# Help with coding Omnipaque



## ray-adams@outlook.com

I am an auditor for our coding denials.

I see where our coding team is coding Q9967 for Omnipaque 350, but the 100mlis only being administered. Would that be coded to Q9965? Because only 100ml was used..


----------



## greatbiller

Q9967 is the correct HCPCS code.  Code is based on mg/ml of iodine, not total ml administered to the patient.  Correct billing would be Q9967 x 100 units.

Patricia Murrin, CPC, RCC


----------



## ray-adams@outlook.com

*Thank you.*



greatbiller said:


> Q9967 is the correct HCPCS code.  Code is based on mg/ml of iodine, not total ml administered to the patient.  Correct billing would be Q9967 x 100 units.
> 
> Patricia Murrin, CPC, RCC





Thank you for replying. How come it's not billed for the amount used? The insurance is denying for experimental.


----------



## greatbiller

Q9967 is billed by # of ml given to patient.  If patient is given 100 ml, then Q9967 is billed x 100 units.  The 350 in the name of the contrast is the # of mg per ml of contrast material.  Q9965 would be used if the concentration of iodine was between 100-199 mg per ml.  Q9967 is used for contrast material containing 300-399 mg per ml, so in the case of Omnipaque 350, Q9967 is correct.  Q9966 would be used for concentrations of 200-299 mg per ml.


----------



## ray-adams@outlook.com

*Thank you.*



greatbiller said:


> Q9967 is billed by # of ml given to patient.  If patient is given 100 ml, then Q9967 is billed x 100 units.  The 350 in the name of the contrast is the # of mg per ml of contrast material.  Q9965 would be used if the concentration of iodine was between 100-199 mg per ml.  Q9967 is used for contrast material containing 300-399 mg per ml, so in the case of Omnipaque 350, Q9967 is correct.  Q9966 would be used for concentrations of 200-299 mg per ml.

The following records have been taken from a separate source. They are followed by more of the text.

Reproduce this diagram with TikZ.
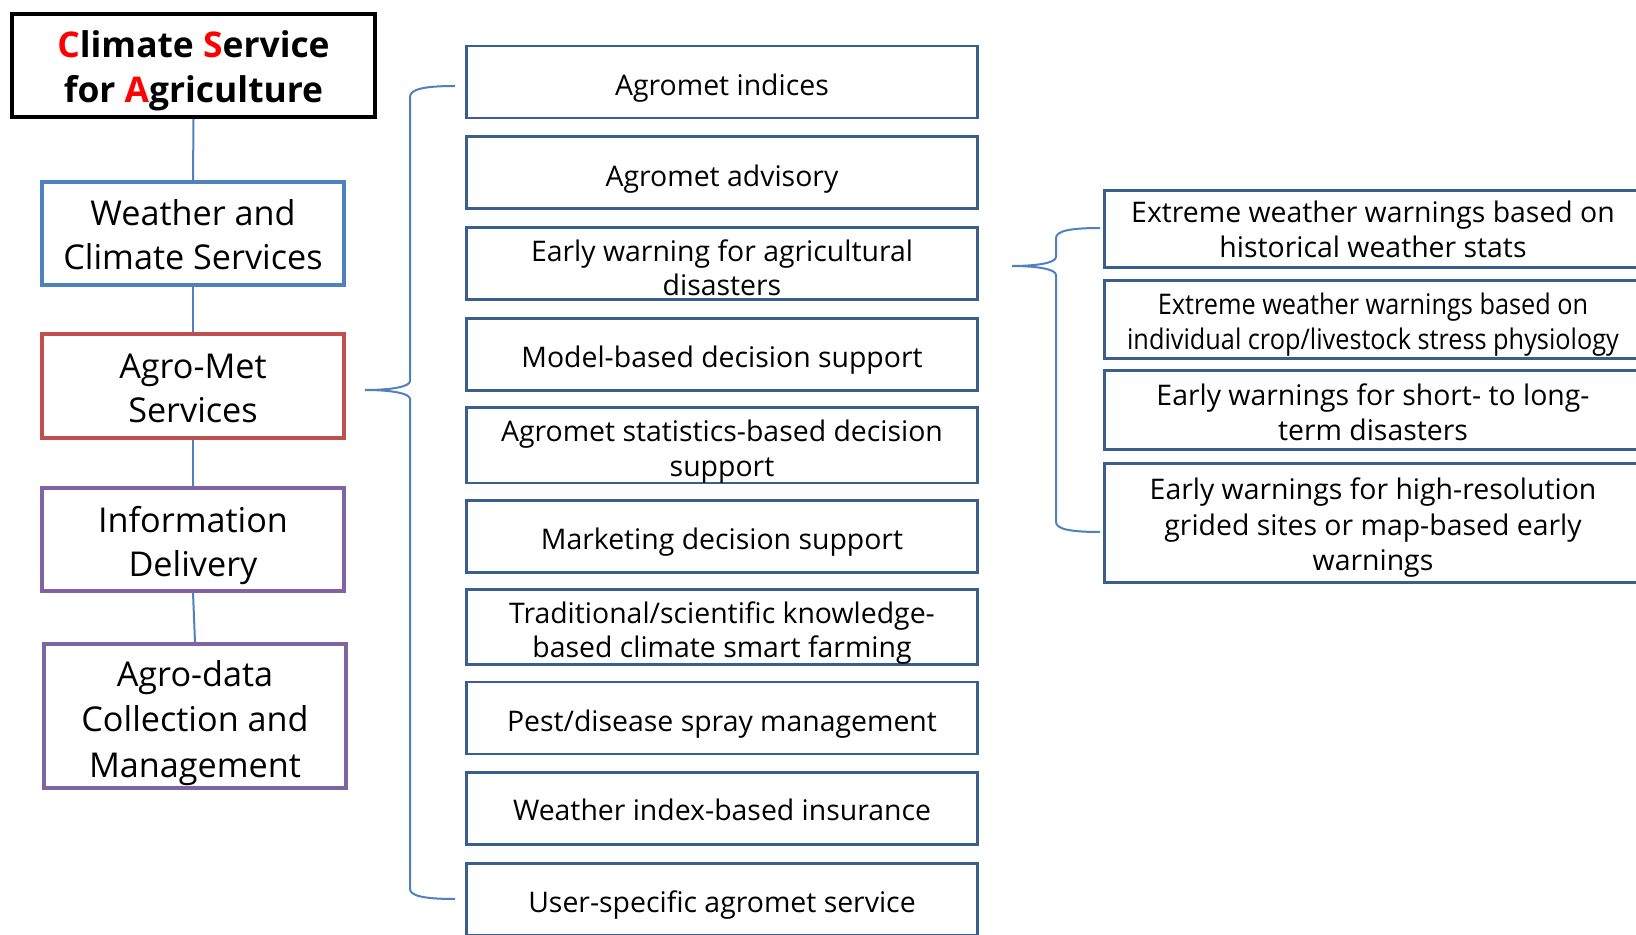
\documentclass[tikz,border=0pt]{standalone}
\usepackage{fontspec}
\usepackage{graphicx}
\setmainfont{Open Sans}
\definecolor{wblue}{HTML}{4F81BD}
\definecolor{ared}{HTML}{C0504D}
\definecolor{ipurple}{HTML}{8064A2}
\definecolor{mbord}{HTML}{3A5F8C}
\definecolor{lnk}{HTML}{4F81BD}
\newcommand\lift[1]{\rule{0pt}{#1}}
\begin{document}
\begin{tikzpicture}[x=0.5pt,y=-0.5pt,
  box/.style={draw, rectangle, align=center, inner sep=0pt, text=black},
  tsh/.style={execute at begin node={\rule{0pt}{#1}}},
  lbox/.style={box, line width=2pt, minimum width=151pt, minimum height=51.5pt, font=\fontsize{17.1}{22}\selectfont},
  mbox/.style={box, draw=mbord, line width=1.4pt, minimum width=255.5pt, minimum height=36pt, font=\fontsize{14.2}{17.2}\selectfont},
  rbox/.style={box, draw=mbord, line width=1.4pt, minimum width=268.5pt, font=\fontsize{14.2}{17.6}\selectfont},
  link/.style={draw=lnk, line width=1pt},
  bracestyle/.style={draw=lnk, line width=1pt}]
\useasboundingbox (0,0) rectangle (1636,935);
\clip (0,0) rectangle (1636,935);

% left column
\node[box, line width=2.2pt, minimum width=181.5pt, minimum height=51.5pt,
  font=\bfseries\fontsize{17.7}{22.5}\selectfont] (title) at (193.5,65.5)
  {\lift{18.7pt}\textcolor{red}{C}limate \textcolor{red}{S}ervice\\for \textcolor{red}{A}griculture};
\node[lbox, draw=wblue] (wcs) at (193,233.5) {\lift{14pt}Weather and\\Climate Services};
\node[lbox, draw=ared] (ams) at (193,386) {\lift{15pt}Agro-Met\\Services};
\node[lbox, draw=ipurple] (info) at (193,539) {\lift{19.2pt}Information\\Delivery};
\node[lbox, draw=ipurple, minimum height=72pt,
  font=\fontsize{17.1}{22.6}\selectfont] (adata) at (195,716) {\lift{20pt}Agro-data\\Collection and\\Management};

\draw[link] (title.south) -- (wcs.north);
\draw[link] (wcs.south) -- (ams.north);
\draw[link] (ams.south) -- (info.north);
\draw[link] (info.south) -- (adata.north);

% middle column
\node[mbox, tsh=16.8pt] (m1) at (722,82) {Agromet indices};
\node[mbox, tsh=16.8pt] (m2) at (722,172.85) {Agromet advisory};
\node[mbox] (m3) at (722,263.7) {\lift{15pt}Early warning for agricultural\\disasters};
\node[mbox, tsh=16.8pt] (m4) at (722,354.55) {Model-based decision support};
\node[mbox] (m5) at (722,445.4) {\lift{17pt}Agromet statistics-based decision\\support};
\node[mbox, tsh=16.8pt] (m6) at (722,536.25) {Marketing decision support};
\node[mbox] (m7) at (722,627.1) {\lift{17pt}Traditional/scientific knowledge-\\based climate smart farming};
\node[mbox, tsh=16.8pt] (m8) at (722,717.95) {Pest/disease spray management};
\node[mbox, tsh=12pt] (m9) at (722,808.8) {Weather index-based insurance};
\node[mbox, tsh=15.8pt] (m10) at (722,899.65) {User-specific agromet service};

% right column
\node[rbox, minimum height=38.5pt] (r1) at (1373,229) {\lift{11.5pt}Extreme weather warnings based on\\historical weather stats};
\node[rbox, minimum height=39pt] (r2) at (1373,319.5) {\lift{16pt}\scalebox{0.89}[1]{Extreme weather warnings based on}\\\scalebox{0.89}[1]{individual crop/livestock stress physiology}};
\node[rbox, minimum height=39.5pt] (r3) at (1373,410) {\lift{12.8pt}Early warnings for short- to long-\\term disasters};
\node[rbox, minimum height=59.5pt] (r4) at (1373,523) {\lift{15.5pt}Early warnings for high-resolution\\grided sites or map-based early\\warnings};

% braces
\coordinate (b1top) at (455,86);
\coordinate (b1tip) at (365,390);
\coordinate (b1bot) at (455,899);
\draw[bracestyle] (b1top) .. controls (425,86) and (410,89) .. (410,97)
  -- (410,381) .. controls (410,387) and (390,390) .. (b1tip)
  .. controls (390,390) and (410,393) .. (410,399)
  -- (410,889) .. controls (410,896) and (425,899) .. (b1bot);

\coordinate (b2top) at (1100,228);
\coordinate (b2tip) at (1012,266);
\coordinate (b2bot) at (1100,532);
\draw[bracestyle] (b2top) .. controls (1070,228) and (1056,231) .. (1056,238)
  -- (1056,257) .. controls (1056,263) and (1036,266) .. (b2tip)
  .. controls (1036,266) and (1056,269) .. (1056,275)
  -- (1056,522) .. controls (1056,529) and (1070,532) .. (b2bot);
\end{tikzpicture}
\end{document}
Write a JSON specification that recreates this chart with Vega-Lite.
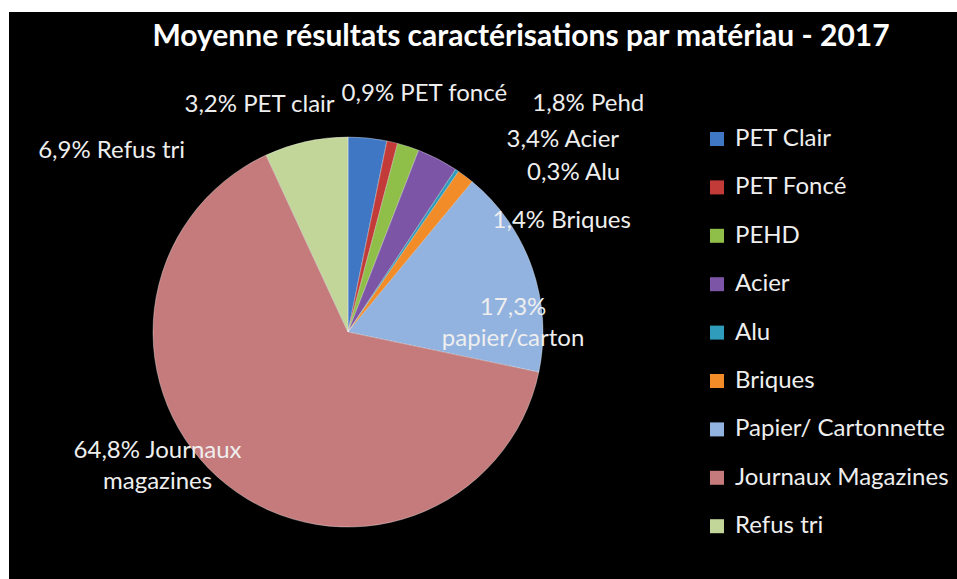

Thank you for your help. I appreciate you replying.


----------



## greatbiller

Always glad to help!  Have a great week!


----------



## mfree02

greatbiller...Where did you get your information from on the billing of Q9967? I'm asking as I am running into some similar issues.


----------



## LauraJB

greatbiller said:


> Q9967 is billed by # of ml given to patient.  If patient is given 100 ml, then Q9967 is billed x 100 units.  The 350 in the name of the contrast is the # of mg per ml of contrast material.  Q9965 would be used if the concentration of iodine was between 100-199 mg per ml.  Q9967 is used for contrast material containing 300-399 mg per ml, so in the case of Omnipaque 350, Q9967 is correct.  Q9966 would be used for concentrations of 200-299 mg per ml.


To make sure I understand this correctly. If there was 175 ml/cc given of this contrast (Omnipaque 350) then it would be Q9967 x 175 units?


----------



## trarut

LauraJB said:


> To make sure I understand this correctly. If there was 175 ml/cc given of this contrast (Omnipaque 350) then it would be Q9967 x 175 units?


Yes.


----------



## LauraJB

trarut said:


> Yes.


Thank you for clarification!


----------



## vicki@chicagocardiology.com

Can you refer me to basic coding guidelines for billing CT Scans and Omnipaque.  I have never billed for CT Scans before and need info.


----------